The order in which cards arrive is always revealing. Our first card, in the mailbox on December 4, was from the accountant. It’s good to know that somebody cares. Cards from the plumber and the cat sitter quickly followed. Then, as always, came greetings from distant, aged and semi-detached relatives who like to start the season early to get it over with.

I’ve been trying to give up the Christmas card habit for years. It takes so much time, and the game is increasingly stressful as the lists get longer. I had planned to give it up this year but, when the cards started coming in, I felt guilty, wrote two or three, then ten, then thirty, just like last year. It seems to be one of those habits that is almost impossible to break.

The best thing about the holiday card game is that it brings back memories. An old address book, consulted once a year, is an archive of personal history, which your ephemeral computer address list is not. The tattered pages of the address book are full of forgotten friends, who have probably forgotten you too. Now is your chance to remind them, and remind yourself. You can reach out and touch them with a completely unexpected last-minute card. If they have any decency at all they will feel thoroughly guilty.
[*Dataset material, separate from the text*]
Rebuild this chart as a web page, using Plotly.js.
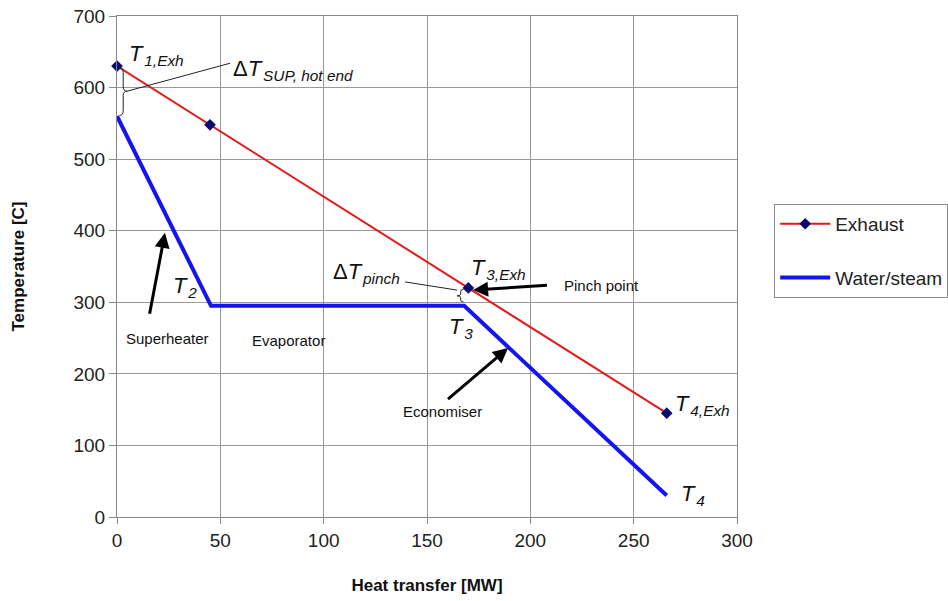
<!DOCTYPE html>
<html>
<head>
<meta charset="utf-8">
<script src="https://cdn.plot.ly/plotly-3.0.1.min.js"></script>
<style>html,body{margin:0;padding:0;background:#fff;}#chart{width:948px;height:601px;}</style>
</head>
<body>
<div id="chart"></div>
<script>
// Data
const exhaustX = [0, 45, 170, 266];
const exhaustY = [630, 548, 320, 145];
const waterX = [0, 45.5, 168, 266];
const waterY = [560, 295, 295, 30];
const xTicks = [0, 50, 100, 150, 200, 250, 300];
const yTicks = [0, 100, 200, 300, 400, 500, 600, 700];

const FONT = "Liberation Sans, Arial, Helvetica, sans-serif";

const traces = [
  {
    x: exhaustX, y: exhaustY, name: 'Exhaust', type: 'scatter', mode: 'lines+markers',
    line: {color: '#e31a1c', width: 2},
    marker: {symbol: 'diamond', size: 9, color: '#0a0a6e'},
    legendgroup: 'a', cliponaxis: false
  },
  {
    x: waterX, y: waterY, name: 'Water/steam', type: 'scatter', mode: 'lines',
    line: {color: '#1414f0', width: 4},
    legendgroup: 'b', cliponaxis: false
  }
];

const T = 22; // font size for T labels
const SP = '&#8202;';
function lbl(text, x, y, xanchor, size, extra) {
  return Object.assign({
    x: x, y: y, xref: 'x', yref: 'y', text: text, showarrow: false,
    xanchor: xanchor || 'left', yanchor: 'middle',
    font: {family: FONT, size: size || T, color: '#111'}
  }, extra || {});
}
function arrow(hx, hy, tx, ty) {
  return {
    x: hx, y: hy, ax: tx, ay: ty, xref: 'x', yref: 'y', axref: 'x', ayref: 'y',
    text: ' ', showarrow: true, arrowhead: 2, arrowsize: 1, arrowwidth: 3, arrowcolor: '#000'
  };
}

const annotations = [
  lbl('<i>T</i>' + SP + '<sub><i>1,Exh</i></sub>', 5.0, 646, 'left'),
  lbl('Δ<i>T</i>' + SP + '<sub><i>SUP, hot end</i></sub>', 55.3, 625, 'left'),
  lbl('<i>T</i>' + SP + '<sub><i>1</i></sub>', -3.2, 561, 'right'),
  lbl('<i>T</i>' + SP + '<sub><i>2</i></sub>', 26.0, 322, 'left'),
  lbl('Superheater', 24.2, 250, 'center', 15),
  lbl('Evaporator', 83.2, 247, 'center', 15),
  lbl('Δ<i>T</i>' + SP + '<sub><i>pinch</i></sub>', 103.5, 341, 'left'),
  lbl('<i>T</i>' + SP + '<sub><i>3,Exh</i></sub>', 170.5, 346, 'left'),
  lbl('Pinch point', 234.4, 324, 'center', 15),
  lbl('<i>T</i>' + SP + '<sub><i>3</i></sub>', 159.5, 264, 'left'),
  lbl('Economiser', 157.5, 147, 'center', 15),
  lbl('<i>T</i>' + SP + '<sub><i>4,Exh</i></sub>', 269, 157, 'left'),
  lbl('<i>T</i>' + SP + '<sub><i>4</i></sub>', 272, 31, 'left'),
  arrow(23.2, 397, 15.0, 272),
  arrow(172.3, 317, 209.5, 324),
  arrow(189.2, 236, 158.7, 161)
];

const shapes = [
  // brace for ΔT SUP
  {type: 'path', xref: 'x', yref: 'y',
   path: 'M 1.2,628 Q 3,628 3,621 L 3,601 Q 3,595 5,595 Q 3,595 3,589 L 3,568 Q 3,561 1.2,561',
   line: {color: '#222', width: 1}},
  // leader line ΔT SUP
  {type: 'line', xref: 'x', yref: 'y', x0: 5, y0: 595, x1: 54.7, y1: 634,
   line: {color: '#222', width: 1}},
  // leader line ΔT pinch
  {type: 'line', xref: 'x', yref: 'y', x0: 139.4, y0: 328.5, x1: 164.6, y1: 317,
   line: {color: '#222', width: 1}},
  // small pinch brace
  {type: 'path', xref: 'x', yref: 'y',
   path: 'M 167.6,318 Q 166.3,318 166.3,315 L 166.3,311.5 Q 166.3,309 164.6,309 Q 166.3,309 166.3,306.5 L 166.3,303 Q 166.3,300.5 167.6,300.5',
   line: {color: '#222', width: 1}}
];

const layout = {
  width: 948, height: 601,
  margin: {l: 117, r: 211, t: 16, b: 84, autoexpand: false},
  paper_bgcolor: '#fff', plot_bgcolor: '#fff',
  font: {family: FONT, color: '#222'},
  showlegend: true,
  legend: {
    x: 1.06, y: 0.625, xanchor: 'left', yanchor: 'top',
    bordercolor: '#8a8a8a', borderwidth: 1, bgcolor: '#fff',
    font: {family: FONT, size: 19, color: '#222'},
    traceorder: 'grouped', tracegroupgap: 26, itemwidth: 50
  },
  xaxis: {
    range: [0, 300], tickvals: xTicks, ticktext: xTicks.map(String),
    showgrid: true, gridcolor: '#999', gridwidth: 1,
    showline: true, linecolor: '#888', linewidth: 1, mirror: true,
    ticks: 'outside', ticklen: 6, tickcolor: '#888',
    zeroline: false, tickfont: {family: FONT, size: 19, color: '#222'},
    title: {text: '<b>Heat transfer [MW]</b>', font: {family: FONT, size: 17, color: '#111'}, standoff: 29},
    automargin: false
  },
  yaxis: {
    range: [0, 700], tickvals: yTicks, ticktext: yTicks.map(String),
    showgrid: true, gridcolor: '#999', gridwidth: 1,
    showline: true, linecolor: '#888', linewidth: 1, mirror: true,
    ticks: 'outside', ticklen: 7, tickcolor: '#888',
    zeroline: false, tickfont: {family: FONT, size: 19, color: '#222'},
    title: {text: '<b>Temperature [C]</b>', font: {family: FONT, size: 17, color: '#111'}, standoff: 44},
    automargin: false
  },
  annotations: annotations,
  shapes: shapes
};

Plotly.newPlot('chart', traces, layout, {displayModeBar: false, staticPlot: true});
</script>
</body>
</html>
That’s why it is so satisfying and so much fun to keep up this archaic tradition. Electronic cards have no gaming value because they eliminate the essential condition of the game, which is the postal delay. They sneak in when you’re not looking, and, you can never be sure exactly which card arrived exactly when, so cheating with electronic cards is not allowed. If we’re going to play, we must play by the rules. Tomorrow afternoon the post office will close its doors and the last delivery trucks will return to base. Game over.